Our survey asked, “When was the last time the board chair’s performance was evaluated by the board?” The most common answer was “not for two or more years.” Just maybe, the best person to lead the board is not currently serving as chair.

Likewise the number of boards where members have no term limits was surprisingly high. The advantages of having term limits are they create a system for developing new talent, they provide an off-ramp for an under-performing board member, and they help ensure that a board’s composition is right for the challenges ahead.

Discussion of these topics should not come as a surprise on the board agenda, but if they’re regularly and appropriately addressed, your board will be more likely to thrive.

5. Be Prepared for Succession.

Succession is a fact of life. Your current pastor will one day be your former pastor.

A change of senior pastor always impacts the church board. Some boards have direct responsibility both to serve as search team and to oversee the transition. Others have lesser responsibilities, but every board needs to be ready for an emergency succession and a more intentional succession.

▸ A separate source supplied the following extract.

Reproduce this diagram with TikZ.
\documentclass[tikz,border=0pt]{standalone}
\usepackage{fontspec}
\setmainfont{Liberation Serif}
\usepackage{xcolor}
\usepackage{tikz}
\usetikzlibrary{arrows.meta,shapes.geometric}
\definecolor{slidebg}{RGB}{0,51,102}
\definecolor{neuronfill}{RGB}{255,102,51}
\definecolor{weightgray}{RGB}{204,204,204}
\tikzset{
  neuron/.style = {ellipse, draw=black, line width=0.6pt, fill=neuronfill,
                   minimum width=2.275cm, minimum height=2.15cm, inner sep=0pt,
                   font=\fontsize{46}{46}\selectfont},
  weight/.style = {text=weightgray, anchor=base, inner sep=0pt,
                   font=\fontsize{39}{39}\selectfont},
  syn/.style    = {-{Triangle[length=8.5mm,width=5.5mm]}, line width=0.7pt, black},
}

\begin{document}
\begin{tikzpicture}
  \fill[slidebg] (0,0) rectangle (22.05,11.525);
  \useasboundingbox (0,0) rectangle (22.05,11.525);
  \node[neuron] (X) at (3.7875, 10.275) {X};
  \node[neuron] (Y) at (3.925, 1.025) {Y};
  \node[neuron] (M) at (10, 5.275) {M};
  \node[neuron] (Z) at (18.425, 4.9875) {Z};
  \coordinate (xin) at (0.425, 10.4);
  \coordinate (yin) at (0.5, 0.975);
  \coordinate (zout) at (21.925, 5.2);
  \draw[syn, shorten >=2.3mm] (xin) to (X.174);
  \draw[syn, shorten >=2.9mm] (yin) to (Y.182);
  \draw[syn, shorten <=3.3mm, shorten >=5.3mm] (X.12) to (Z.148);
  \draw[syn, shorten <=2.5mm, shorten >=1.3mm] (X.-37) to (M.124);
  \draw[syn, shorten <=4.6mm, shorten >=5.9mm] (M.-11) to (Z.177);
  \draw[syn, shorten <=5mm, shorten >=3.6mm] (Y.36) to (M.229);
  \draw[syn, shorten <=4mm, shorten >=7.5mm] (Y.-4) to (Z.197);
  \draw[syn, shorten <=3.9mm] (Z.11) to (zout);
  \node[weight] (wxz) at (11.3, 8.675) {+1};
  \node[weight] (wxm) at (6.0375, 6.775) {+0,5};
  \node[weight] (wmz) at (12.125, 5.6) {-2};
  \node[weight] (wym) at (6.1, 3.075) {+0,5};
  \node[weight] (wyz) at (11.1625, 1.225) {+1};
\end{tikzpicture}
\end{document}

ECFA’s survey asked, “When was the last time the board (in whole or in part) discussed succession planning for the senior pastor—whether an emergency plan, long-range succession or anything else?” The most common response was “not for two or more years.”

YOU’RE NOT ALONE

The good news is that today more resources are available to help boards. ECFA offers a wide range of free downloads (see ECFA.church), and has published four new books on various aspects of excellence in governance.

As Dan Busby asks, “Would you trust a surgeon who stopped learning? An airline pilot who relied on outdated training? Lifelong learning is critical, especially for church leaders and board members who steward God’s work.”